The Drug Enforcement Administration is set to announce a pilot program that will fight the opiate epidemic in western Pennsylvania. The program will focus on opiate abuse and addiction and the effects of prescription painkiller addiction and heroin. The DEA says that the pilot program is the first of its kind and will target drug-related crime while working closely with health care and social service agencies on long-term solutions.
The pilot program will be launched in Pittsburgh, Pennsylvania because the city has had a significant increase in heroin overdoses in recent years. Going into a city that is being torn apart by heroin and prescription painkillers addiction will give the DEA a great platform to use the new program and see how well it will work. If this program shows signs of success, it will be implemented on a national level.

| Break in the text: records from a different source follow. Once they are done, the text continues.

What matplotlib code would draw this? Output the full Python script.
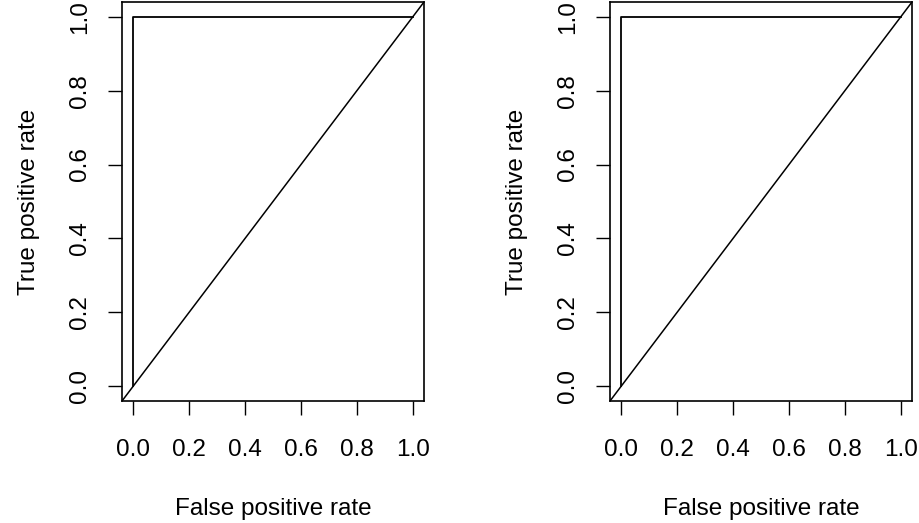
import matplotlib
matplotlib.use("Agg")
import matplotlib.pyplot as plt
import numpy as np

plt.rcParams['font.family'] = ['Liberation Sans', 'DejaVu Sans']

# ROC curves (same for both panels)
fpr = [0.0, 0.0, 1.0]
tpr = [0.0, 1.0, 1.0]
ticks = [0.0, 0.2, 0.4, 0.6, 0.8, 1.0]
tick_labels = ['0.0', '0.2', '0.4', '0.6', '0.8', '1.0']

fig = plt.figure(figsize=(9.19, 5.23), dpi=100)
W, H = 919, 523
panels = [122, 610]

for left in panels:
    ax = fig.add_axes([left / W, (H - 401) / H, 302 / W, 399 / H])
    ax.plot(fpr, tpr, color='black', lw=1.3)
    ax.plot([-1, 2], [-1, 2], color='black', lw=1.1)
    ax.set_xlim(-0.04, 1.04)
    ax.set_ylim(-0.04, 1.04)
    ax.set_xticks(ticks)
    ax.set_xticklabels(tick_labels)
    ax.set_yticks(ticks)
    ax.set_yticklabels(tick_labels, rotation=90, va='center')
    ax.tick_params(direction='out', length=10, width=1, labelsize=17.5)
    ax.tick_params(axis='x', pad=17)
    ax.tick_params(axis='y', pad=12)
    for s in ax.spines.values():
        s.set_linewidth(1.2)
    ax.set_xlabel('False positive rate', fontsize=17.5, labelpad=27)
    ax.set_ylabel('True positive rate', fontsize=17.5, labelpad=21)

fig.savefig('out.png', dpi=100)
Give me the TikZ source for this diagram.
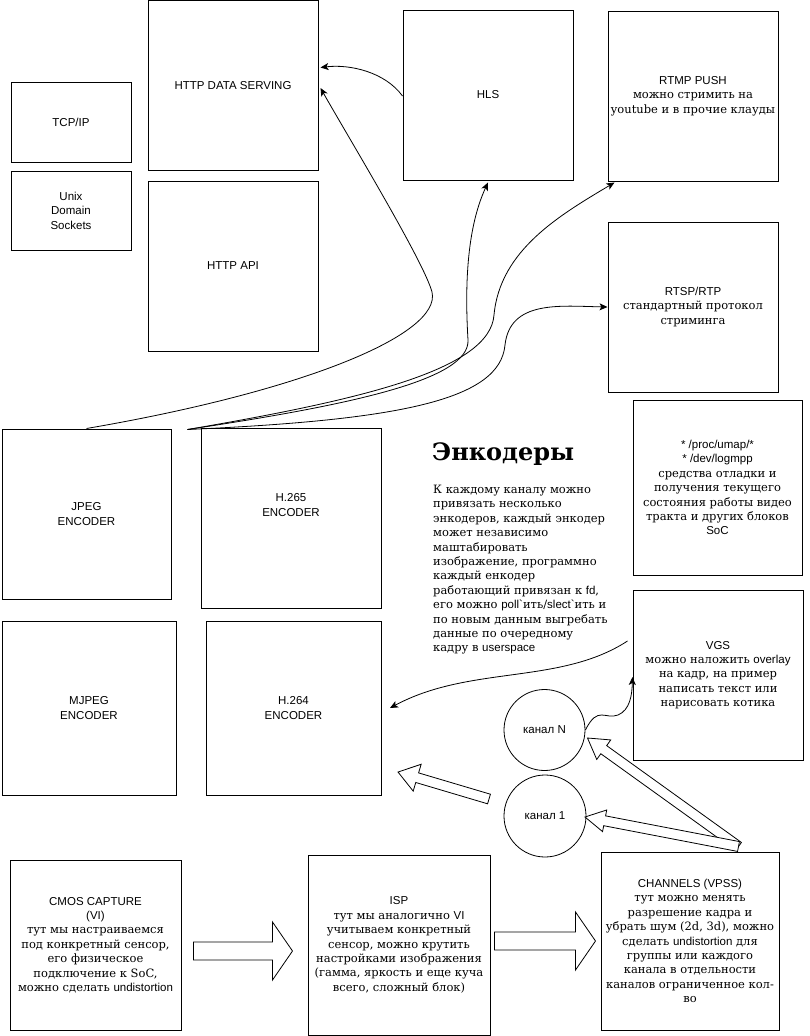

The DEA spokesman Patrick Trainor said, “Heroin and pill overdoses are through the roof, and it's making us in law enforcement look at some different approaches.”
Pennsylvania has seen a major increase in the amount of opiate overdoses since 2009 where 47 people died. Compare that number to the amount that have died over the past five years with over 800 people and it shows great concern for the well-being of its citizens and they amount of lives that are being affected dramatically and quickly.
The opiate epidemic has gained the attention of the members of Congress and one Senator, Bob Casey, a Scranton, Pennsylvania (Democrat), openly supports two bills that are involved with the epidemic. The bills are the The Recovery Enhancement for Addiction Treatment Act, also known as TREAT and the Treatment and Recovery Act. Both bills are directed at increasing the amount of healthcare providers to treat opiate addicts and they also increase the funding for more treatment, prevention, and education programs to help curb the epidemic.
U.S. Senator Pat Toomey, a Lehigh Valley Republican is a chairman for the Senate Finance Subcommittee on Healthcare. Recently at one of the Senate Subcommittee meetings he called for halting the illegal diversion of prescription painkillers, reducing the overuse of opioids for treating long-term pain and helping addicts receive the right treatment for their situation. On top of all of these movements, he introduced legislature to prevent inappropriate access to prescription painkillers that lead to the addiction of heroin and also the overdose deaths caused the heroin.
The numbers of overdose deaths in western Pennsylvania are staggering. Everyone knows that the opiate issue is serious, but when you hear the actual numbers it puts things into perspective. Overdose deaths in Allegheny County were close to 300 last year and the numbers for Washington and Westmoreland counties quadrupled. U.S. Attorney David Hickton out of Pittsburgh has declared the problem “a public health crisis.” Hickton is the head of the National Heroin Task Force and he assembled the U.S. Attorney’s Working Group on Addiction to enhance treatment and prevention measures. It is expected that the pilot program will be successful and will be pushed as a national platform in the future.